Published Dec 28, 2008
PURNAF
6 Posts
I have worked in inpatient OB for 5 years now in the military and the base fluid for our patients during intrapartum has been LR usually at a maintenance rate of 125ml/hr. If we have diabetics we will give D5LR as the maintenance fluid. Providers are now requesting that all patients be given D5LR. Can any of you give me feedback on protocols and use of D5LR as a maintenance fluid. Evidenced based practice guidelines would be helpful. I have tried searching online for resources/research and have found none.
Thanks,
Julian
Sandwitch883RN
165 Posts
It's interesting to me that you use D5LR for diabetics. We only use LR for diabetics. Some of our providers request D5 for nondiabetics. I was taught at the first hopital I worked at to never bolus with D5 d/t the fact that it put the babys pancreas in overload and the baby would have hypoglycemic issues after delivery. I have worked in several facilities and each of them did things very diffently in regards to fluids. Also I see that you work in a military facility. I was just hired at Naval hospital and have'nt started yet. How do you like working in a military hospital? I'm civilian and have been told by folks that have worked there that they aren't very accepting of civilian personel. Can you give me some insight based on your experience? Thanks!
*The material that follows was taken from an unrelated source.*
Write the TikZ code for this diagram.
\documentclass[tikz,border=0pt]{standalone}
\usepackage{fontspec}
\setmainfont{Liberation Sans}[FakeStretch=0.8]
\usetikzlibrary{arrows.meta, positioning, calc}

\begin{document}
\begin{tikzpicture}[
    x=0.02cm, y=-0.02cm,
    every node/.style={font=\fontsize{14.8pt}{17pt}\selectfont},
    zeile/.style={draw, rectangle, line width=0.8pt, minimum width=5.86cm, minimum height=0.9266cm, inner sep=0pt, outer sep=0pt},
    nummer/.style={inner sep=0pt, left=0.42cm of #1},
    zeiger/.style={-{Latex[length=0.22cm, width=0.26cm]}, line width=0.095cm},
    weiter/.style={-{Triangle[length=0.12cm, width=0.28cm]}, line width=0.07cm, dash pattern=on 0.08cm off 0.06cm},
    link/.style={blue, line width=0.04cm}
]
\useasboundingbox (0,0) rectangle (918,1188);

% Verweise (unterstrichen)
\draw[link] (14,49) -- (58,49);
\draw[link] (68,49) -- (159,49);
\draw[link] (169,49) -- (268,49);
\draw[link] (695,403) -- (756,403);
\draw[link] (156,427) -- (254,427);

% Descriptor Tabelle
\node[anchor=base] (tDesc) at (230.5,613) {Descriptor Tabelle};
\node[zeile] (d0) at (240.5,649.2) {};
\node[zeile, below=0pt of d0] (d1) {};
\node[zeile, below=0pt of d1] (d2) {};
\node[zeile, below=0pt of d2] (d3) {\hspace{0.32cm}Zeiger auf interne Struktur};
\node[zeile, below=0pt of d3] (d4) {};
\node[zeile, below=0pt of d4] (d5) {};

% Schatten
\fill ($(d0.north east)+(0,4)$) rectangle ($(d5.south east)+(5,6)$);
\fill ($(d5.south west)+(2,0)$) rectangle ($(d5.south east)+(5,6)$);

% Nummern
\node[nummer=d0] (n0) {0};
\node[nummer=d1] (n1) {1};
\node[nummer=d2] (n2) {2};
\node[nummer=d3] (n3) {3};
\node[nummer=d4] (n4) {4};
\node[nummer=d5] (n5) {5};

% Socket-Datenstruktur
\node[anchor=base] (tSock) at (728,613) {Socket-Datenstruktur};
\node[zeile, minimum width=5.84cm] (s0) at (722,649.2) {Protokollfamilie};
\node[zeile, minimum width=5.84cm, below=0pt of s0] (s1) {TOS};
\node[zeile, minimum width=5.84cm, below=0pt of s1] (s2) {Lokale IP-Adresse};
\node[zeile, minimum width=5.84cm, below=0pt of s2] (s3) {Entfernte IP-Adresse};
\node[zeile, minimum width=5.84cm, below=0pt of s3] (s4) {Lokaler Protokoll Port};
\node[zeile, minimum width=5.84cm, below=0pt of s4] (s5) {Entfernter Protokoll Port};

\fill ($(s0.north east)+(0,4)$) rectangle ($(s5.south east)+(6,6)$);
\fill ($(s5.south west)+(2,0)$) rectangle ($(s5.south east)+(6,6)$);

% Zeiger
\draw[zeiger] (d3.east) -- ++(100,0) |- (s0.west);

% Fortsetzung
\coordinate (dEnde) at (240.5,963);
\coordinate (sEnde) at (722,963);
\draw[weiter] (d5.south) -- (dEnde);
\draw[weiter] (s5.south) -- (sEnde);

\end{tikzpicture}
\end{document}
In regards to your question about civilians working for the military. We love the civilians that work for us. I am in the AF so I can't speak for the Navy; however, we all play together like a big family. I assume the Navy nurses and docs do the same.
cnm in progress
134 Posts
We use LR at 125/hr and we use NSS for our diabetics. If a diabetic is on an insulin drip we will often use D5NSS so they have some substrate. One of our triage hospitalists has recently started ordering D5LR for all normal laboring patients, and when I questioned this order I was told that recent studies have shown better outcomes with D5LR. It was busy and I didn't get to have a discussion as to what the outcomes were, etc... and I've never had time to research it myself. So based on his response to me, I am assuming that there is research out there somewhere, but I don't know what/where at this point. I'd do some investigating for you, but I'm up to my eyeballs in reading and finding research articles for school...no time to look up items of interest right now.
jwk
1,102 Posts
One of our triage hospitalists has recently started ordering D5LR for all normal laboring patients.
Why would a hospitalist be involved on any level at any time with routine OB patients?
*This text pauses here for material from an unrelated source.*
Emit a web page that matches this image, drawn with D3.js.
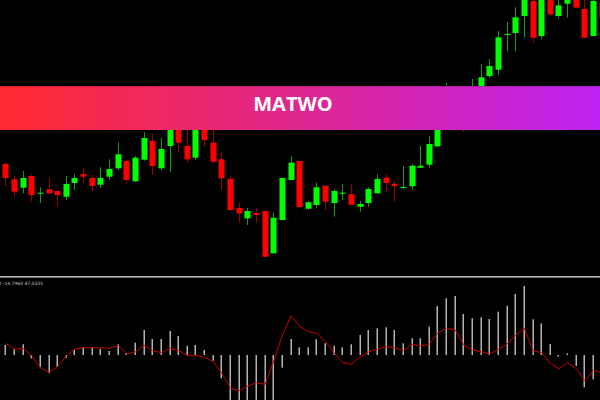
<!DOCTYPE html>
<html>
<head>
<meta charset="utf-8">
<script src="https://cdn.jsdelivr.net/npm/d3@7"></script>
<style>
	html, body { margin: 0; padding: 0; background: #000; }
	svg { display: block; }
</style>
</head>
<body>
<script>
'use strict';

// candle data, oldest first
const opens  = [136, 120.7, 112.3, 124, 106.7, 110.7, 109, 103.3, 117, 126, 122, 115.3, 123.3, 131.7, 139, 118.7, 140.3, 159, 131.7, 154,
	188, 154, 142.3, 188, 157.3, 140.7, 121, 92, 81.7, 87, 89, 46.7, 80, 120, 139, 91.3, 95, 114.3, 97, 106.7,
	105.7, 93.3, 97, 106.7, 122.3, 116.3, 112.4, 113.7, 132.3, 135.3, 153.7, 176, 196, 186, 176, 202, 224, 230.3, 265.5, 267,
	284, 299, 264, 302, 284, 296.3, 305, 291, 264, 298];
const highs  = [137.7, 124, 129, 125.7, 112.7, 122.3, 109, 124, 126, 132.7, 125.7, 133, 140.7, 157.7, 140, 144, 167.7, 166, 162.3, 192,
	200, 180, 195, 200, 175, 148, 124, 97.7, 92.3, 91.7, 89, 87.3, 122, 144, 139, 99, 117.3, 114.3, 111, 116,
	116, 99, 112.7, 125.7, 125.7, 119, 134, 136, 154, 164, 182, 217, 205, 200, 221, 236, 241, 269, 278, 293,
	305, 302, 304, 308, 300, 306, 308, 300, 302, 301];
const lows   = [114, 103.3, 106.7, 98.3, 97, 106.5, 93.3, 100, 110, 116.7, 108.3, 112, 120, 130, 116.7, 118, 139.3, 125, 130, 128,
	147.3, 137.3, 140, 153.3, 136.7, 110, 89.5, 77.3, 75, 77.3, 43, 46.7, 80, 120, 93, 90, 91.7, 90, 83.3, 100,
	95.3, 88.3, 93.3, 106.7, 108.3, 98.3, 110.7, 110.7, 132.3, 132.3, 153, 172, 178, 168, 174, 200, 222, 225.3, 248.7, 248.7,
	262.3, 257.3, 260.7, 284, 281.7, 282.3, 292.3, 262.3, 264, 280];
const closes = [122, 108.3, 122, 105, 107.3, 106.7, 105, 116, 122, 123.3, 114, 122, 131, 145.7, 120, 142.3, 162, 134, 151, 182,
	157.3, 140.7, 185, 160, 138.3, 121.7, 90, 86.7, 89, 85, 43.3, 82.3, 122, 137.3, 93, 97.7, 112.7, 98.3, 109, 107.3,
	95.3, 96, 111, 121, 117, 114, 113, 134.3, 134.3, 156, 178, 195, 185, 174, 204, 222.7, 234, 262.7, 266, 282.7,
	303, 262.3, 300, 285.7, 294.7, 304, 292.3, 262.3, 299, 282.3];

// oscillator: histogram and signal line
const histogram = [10, 6, 10.7, -3.3, -11.7, -18.3, -11.7, -3, 5, 7.3, 7.3, 6, 4, 10.7, 2, 12.3, 25, 16, 16, 24,
	19, 9.3, 10, 5, -5.7, -23.3, -55, -60, -58, -60, -62, -50, -12.7, 16, 7.7, 7.7, 15.7, 11.7, 9.3, 7.7,
	10.7, 20, 25, 26.7, 27.7, 25, 11.7, 16.7, 16.7, 28.3, 49, 56.7, 59, 41, 36.7, 37.7, 36, 43.3, 49.3, 61,
	69, 35.7, 31.7, 11, -1.5, 1.5, -11, -32.3, -24.3, -20];
const signal = [11.7, 5.7, 6.7, -1, -12.7, -17.3, -11.7, -1, 6, 7.3, 7.3, 7.3, 6.7, 9.7, 1, 3.3, 9.7, 4.3, 2.3, 6.7,
	4.3, -0.7, -0.3, -2.3, -6.7, -18.3, -33.3, -35.7, -31, -27.7, -29.3, -6, 20, 39, 29, 23.3, 21.7, 13.3, 1.7, -7.7,
	-9.3, -1.7, 3.3, 5.7, 8.3, 7.3, 4.3, 10.7, 9, 10.7, 22.3, 26.7, 25, 10, 5, 3.3, 1, 5.7, 11, 20,
	26.7, 4.3, 2.3, -8.3, -13.7, -7.7, -13.7, -26, -15, -18.3];

const indicatorLabel = '0 -14.7960 47.0335';
const bannerText = 'MATWO';

const DIMENSIONS = {
	'canvas' : { 'width' : 600, 'height': 400 },
	'price'  : { 'top' : 0, 'bottom' : 276 },
	'osc'    : { 'top' : 277, 'bottom' : 400 },
	'banner' : { 'top' : 86, 'height' : 44 }
};

let candles = opens.map((o, i) => ({ i: i, o: o, h: highs[i], l: lows[i], c: closes[i] }));

let xScale = d3.scaleLinear().domain([0, candles.length - 1]).range([5.3, 601.7]);
let yPrice = d3.scaleLinear().domain([20, 300]).range([280, 0]);
let yOsc   = d3.scaleLinear().domain([-45, 78]).range([DIMENSIONS.osc.bottom, DIMENSIONS.osc.top]);

let svg = d3.select('body').append('svg')
	.attr('width', DIMENSIONS.canvas.width)
	.attr('height', DIMENSIONS.canvas.height)
	.style('background', '#000');

let defs = svg.append('defs');
defs.append('clipPath').attr('id', 'price-clip')
	.append('rect').attr('x', 0).attr('y', 0).attr('width', 600).attr('height', DIMENSIONS.price.bottom);
defs.append('clipPath').attr('id', 'osc-clip')
	.append('rect').attr('x', 0).attr('y', DIMENSIONS.osc.top + 1).attr('width', 600).attr('height', 400 - DIMENSIONS.osc.top);

let grad = defs.append('linearGradient').attr('id', 'banner-grad').attr('x1', '0%').attr('x2', '100%');
grad.append('stop').attr('offset', '0%').attr('stop-color', '#ff2a2e');
grad.append('stop').attr('offset', '100%').attr('stop-color', '#be22f2');

// candles
let price = svg.append('g').attr('clip-path', 'url(#price-clip)');
let candle = price.selectAll('g.candle')
	.data(candles)
	.enter()
	.append('g')
	.attr('class', 'candle');

candle.append('line')
	.attr('x1', (d) => Math.round(xScale(d.i)) + 0.5)
	.attr('x2', (d) => Math.round(xScale(d.i)) + 0.5)
	.attr('y1', (d) => yPrice(d.h))
	.attr('y2', (d) => yPrice(d.l))
	.attr('stroke', (d) => d.c >= d.o ? '#139a13' : '#9a0000')
	.attr('stroke-width', 1);

candle.append('rect')
	.attr('x', (d) => Math.round(xScale(d.i)) - 2.5)
	.attr('width', 6)
	.attr('y', (d) => yPrice(Math.max(d.o, d.c)))
	.attr('height', (d) => Math.max(1, Math.abs(yPrice(d.o) - yPrice(d.c))))
	.attr('fill', (d) => d.c >= d.o ? '#00ff00' : '#ff0000');

// separator between panels
svg.append('rect').attr('x', 0).attr('y', 276).attr('width', 600).attr('height', 1).attr('fill', '#b4b4b4');
svg.append('rect').attr('x', 0).attr('y', 277).attr('width', 600).attr('height', 1).attr('fill', '#707070');

// oscillator panel
let osc = svg.append('g').attr('clip-path', 'url(#osc-clip)');
osc.selectAll('rect.hist')
	.data(histogram)
	.enter()
	.append('rect')
	.attr('class', 'hist')
	.attr('x', (d, i) => Math.round(xScale(i)) - 0.5)
	.attr('width', 1.5)
	.attr('y', (d) => Math.min(yOsc(0), yOsc(d)))
	.attr('height', (d) => Math.max(1, Math.abs(yOsc(d) - yOsc(0))))
	.attr('fill', '#b4b4b4');

let signalLine = d3.line()
	.x((d, i) => xScale(i) + 0.5)
	.y((d) => yOsc(d));
osc.append('path')
	.datum(signal)
	.attr('d', signalLine)
	.attr('fill', 'none')
	.attr('stroke', '#c80000')
	.attr('stroke-width', 1);

svg.append('text')
	.text(indicatorLabel)
	.attr('x', -1.5)
	.attr('y', 285)
	.attr('fill', '#c8c8c8')
	.style('font-family', 'DejaVu Sans, sans-serif')
	.style('font-size', '4.5px');

// banner over the chart
svg.append('rect')
	.attr('x', 0).attr('y', DIMENSIONS.banner.top)
	.attr('width', 600).attr('height', DIMENSIONS.banner.height)
	.attr('fill', 'url(#banner-grad)');
svg.append('rect')
	.attr('x', 0).attr('y', DIMENSIONS.banner.top)
	.attr('width', 600).attr('height', 1)
	.attr('fill', '#000').attr('opacity', 0.15);

svg.append('text')
	.text(bannerText)
	.attr('x', 293)
	.attr('y', 111.3)
	.attr('text-anchor', 'middle')
	.attr('fill', '#ffffff')
	.style('font-family', '"Open Sans", sans-serif')
	.style('font-weight', 700)
	.style('font-size', '20px');
</script>
</body>
</html>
We do about 10,000 deliveries/year. We have a very busy triage unit that is always staffed with an OB hospitalist. He/She sees the patients, then calls the patient's attending to discuss the plan of care. He/She writes initial orders on the patients who get admitted to L & D.
Elvish, BSN, DNP, RN, NP
4 Articles; 5,259 Posts
We have WHNPs and CNMs who function much the same way. They work exclusively in triage and decide who gets admitted, write admitting orders, etc.